Human Rights Watch on Thursday condemned the Indian government’s forced return of an ethnic Rohingya woman to Myanmar, pointing out that international law prohibits the forced return of refugees to places where their lives or freedom would be threatened.
Hasina Begum, 36, was deported on 22 March despite a March 21, 2022 order by the Manipur State Human Rights Commission putting the deportation on hold.
The commission said that the plan to deport her appeared on its face to violate the right to life and personal liberty guaranteed by the Indian constitution and article 14 of the Universal Declaration of Human Rights, as well as the principle of nonrefoulement, or non-return.
Begum, her husband and three children are all registered as refugees with UNHCR. She was among the Rohingyans detained by Jammu and Kashmir authorities on 06 March last year. They were sent them to a holding centre, ahead of the Indian government’s plan to deport them.
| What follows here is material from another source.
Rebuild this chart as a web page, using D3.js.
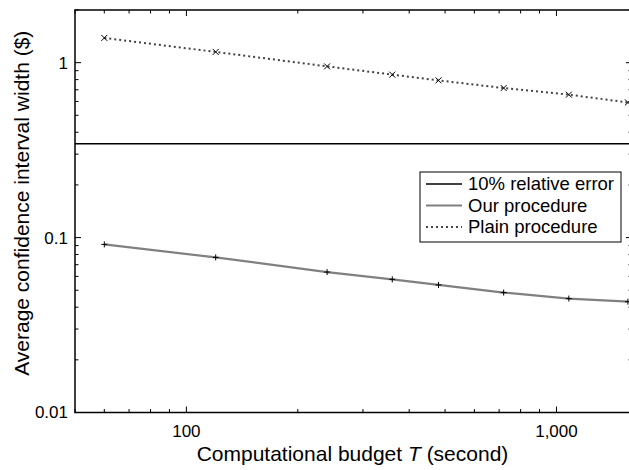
<!DOCTYPE html>
<html>
<head>
<meta charset="utf-8">
<script src="https://cdn.jsdelivr.net/npm/d3@7"></script>
<style>
body { margin: 0; background: #fff; }
text { font-family: "Liberation Sans", Arial, Helvetica, sans-serif; fill: #000; }
</style>
</head>
<body>
<script>
var budget = [60, 120, 240, 360, 480, 720, 1080, 1560];
var ourWidth = [0.0914, 0.0770, 0.0635, 0.0577, 0.0536, 0.0485, 0.0448, 0.0430];
var plainWidth = [1.385, 1.152, 0.952, 0.854, 0.792, 0.716, 0.656, 0.592];
var relErrorLevel = 0.344;
var xTickLabels = [[100, "100"], [1000, "1,000"]];
var yTickLabels = [[0.01, "0.01"], [0.1, "0.1"], [1, "1"]];
var legendNames = ["10% relative error", "Our procedure", "Plain procedure"];

var svg = d3.select("body").append("svg")
  .attr("width", 629)
  .attr("height", 470);

var pLeft = 75, pRight = 632, pTop = 10, pBottom = 412.5;

var x = d3.scaleLog().domain([50, 1600]).range([pLeft, pRight]);
var y = d3.scaleLog().domain([0.01, 2]).range([pBottom, pTop]);

var g = svg.append("g");

// minor and major ticks, all pointing inward
var xMinor = [50, 60, 70, 80, 90, 200, 300, 400, 500, 600, 700, 800, 900];
var yMinor = [0.02, 0.03, 0.04, 0.05, 0.06, 0.07, 0.08, 0.09, 0.2, 0.3, 0.4, 0.5, 0.6, 0.7, 0.8, 0.9, 2];
var xMajor = xTickLabels.map(function(d) { return d[0]; });
var yMajor = yTickLabels.map(function(d) { return d[0]; });

function xTicks(vals, len) {
  vals.forEach(function(v) {
    g.append("line").attr("x1", x(v)).attr("x2", x(v)).attr("y1", pBottom).attr("y2", pBottom - len)
      .attr("stroke", "#000").attr("stroke-width", 1);
    g.append("line").attr("x1", x(v)).attr("x2", x(v)).attr("y1", pTop).attr("y2", pTop + len)
      .attr("stroke", "#000").attr("stroke-width", 1);
  });
}
function yTicks(vals, len) {
  vals.forEach(function(v) {
    g.append("line").attr("y1", y(v)).attr("y2", y(v)).attr("x1", pLeft).attr("x2", pLeft + len)
      .attr("stroke", "#000").attr("stroke-width", 1);
    g.append("line").attr("y1", y(v)).attr("y2", y(v)).attr("x1", pRight).attr("x2", pRight - len)
      .attr("stroke", "#000").attr("stroke-width", 1);
  });
}
xTicks(xMinor, 3.5);
xTicks(xMajor, 6);
yTicks(yMinor, 3.5);
yTicks(yMajor, 6);

// frame
g.append("rect")
  .attr("x", pLeft).attr("y", pTop)
  .attr("width", pRight - pLeft).attr("height", pBottom - pTop)
  .attr("fill", "none").attr("stroke", "#000").attr("stroke-width", 1.5);

// tick labels
g.selectAll(".xl").data(xTickLabels).enter().append("text")
  .attr("x", function(d) { return x(d[0]); })
  .attr("y", pBottom + 24)
  .attr("text-anchor", "middle")
  .style("font-size", "17px")
  .text(function(d) { return d[1]; });

g.selectAll(".yl").data(yTickLabels).enter().append("text")
  .attr("x", pLeft - 7)
  .attr("y", function(d) { return y(d[0]); })
  .attr("dy", "0.35em")
  .attr("text-anchor", "end")
  .style("font-size", "17px")
  .text(function(d) { return d[1]; });

// axis titles
var xt = svg.append("text")
  .attr("x", (pLeft + pRight) / 2 - 1)
  .attr("y", 461)
  .attr("text-anchor", "middle")
  .style("font-size", "21px");
xt.append("tspan").text("Computational budget ");
xt.append("tspan").style("font-style", "italic").text("T");
xt.append("tspan").text(" (second)");

svg.append("text")
  .attr("transform", "translate(29," + ((pTop + pBottom) / 2 - 8) + ") rotate(-90)")
  .attr("text-anchor", "middle")
  .style("font-size", "21px")
  .text("Average confidence interval width ($)");

// 10% relative error line
g.append("line")
  .attr("x1", pLeft).attr("x2", pRight)
  .attr("y1", y(relErrorLevel)).attr("y2", y(relErrorLevel))
  .attr("stroke", "#000").attr("stroke-width", 1.5);

var line = d3.line()
  .x(function(d) { return x(d[0]); })
  .y(function(d) { return y(d[1]); });

var ourData = d3.zip(budget, ourWidth);
var plainData = d3.zip(budget, plainWidth);

g.append("path").datum(ourData)
  .attr("d", line)
  .attr("fill", "none").attr("stroke", "#808080").attr("stroke-width", 2.2);

g.append("path").datum(plainData)
  .attr("d", line)
  .attr("fill", "none").attr("stroke", "#444").attr("stroke-width", 2)
  .attr("stroke-dasharray", "2,3");

// markers
var s = 3;
g.selectAll(".plus").data(ourData).enter().append("path")
  .attr("d", function(d) {
    var cx = x(d[0]), cy = y(d[1]);
    return "M" + (cx - s) + "," + cy + "H" + (cx + s) + "M" + cx + "," + (cy - s) + "V" + (cy + s);
  })
  .attr("stroke", "#000").attr("stroke-width", 1).attr("fill", "none");

g.selectAll(".cross").data(plainData).enter().append("path")
  .attr("d", function(d) {
    var cx = x(d[0]), cy = y(d[1]);
    return "M" + (cx - s) + "," + (cy - s) + "L" + (cx + s) + "," + (cy + s) +
      "M" + (cx - s) + "," + (cy + s) + "L" + (cx + s) + "," + (cy - s);
  })
  .attr("stroke", "#000").attr("stroke-width", 1).attr("fill", "none");

// legend
var lg = svg.append("g").attr("transform", "translate(420,172)");
lg.append("rect").attr("width", 201).attr("height", 70)
  .attr("fill", "#fff").attr("stroke", "#000").attr("stroke-width", 1);

var styles = [
  { stroke: "#000", width: 1.5, dash: null },
  { stroke: "#808080", width: 2.2, dash: null },
  { stroke: "#444", width: 2, dash: "2,3" }
];
var row = lg.selectAll(".row").data(legendNames).enter().append("g")
  .attr("transform", function(d, i) { return "translate(0," + (12 + i * 21.5) + ")"; });
row.append("line")
  .attr("x1", 6).attr("x2", 42)
  .attr("stroke", function(d, i) { return styles[i].stroke; })
  .attr("stroke-width", function(d, i) { return styles[i].width; })
  .attr("stroke-dasharray", function(d, i) { return styles[i].dash; });
row.append("text")
  .attr("x", 48)
  .attr("dy", "0.35em")
  .style("font-size", "18.5px")
  .text(function(d) { return d; });
</script>
</body>
</html>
The United Nations Refugee Agency (UNHCR) has reported that at least 240 Rohingya in India are currently detained on charges of illegal entry.
In addition, about 39 are being detained in a shelter in Delhi while 235 others are detained in a holding centre in Jammu.
According to HRW, Hasina Begum’s husband, Ali Johar, after learning that she might be deported, wrote to UNHCR, appealing for the agency to intervene. He said he had not received a response.
UNHCR officials told Human Rights Watch that they had contacted the Indian authorities about the case.
A public anti-Rohingya campaign by Hindu nationalist groups, claiming that the Rohingya Muslims are “terrorists,” has incited vigilante-style violence, including arson attacks on the homes of Rohingya in Jammu and Delhi.
In 2018 following a fire in a Rohingya settlement in Delhi that burned at least 50 homes, a leader from the youth wing of the ruling Bharatiya Janata Party applauded the action on Twitter, saying “Well done by our heroes…Yes, we burnt the houses of Rohingya terrorists.”
Although India is not a party to the 1951 UN Refugee Convention or its 1967 Protocol, the prohibition of refoulement has become a norm of customary international law that India is bound to respect, states HRW.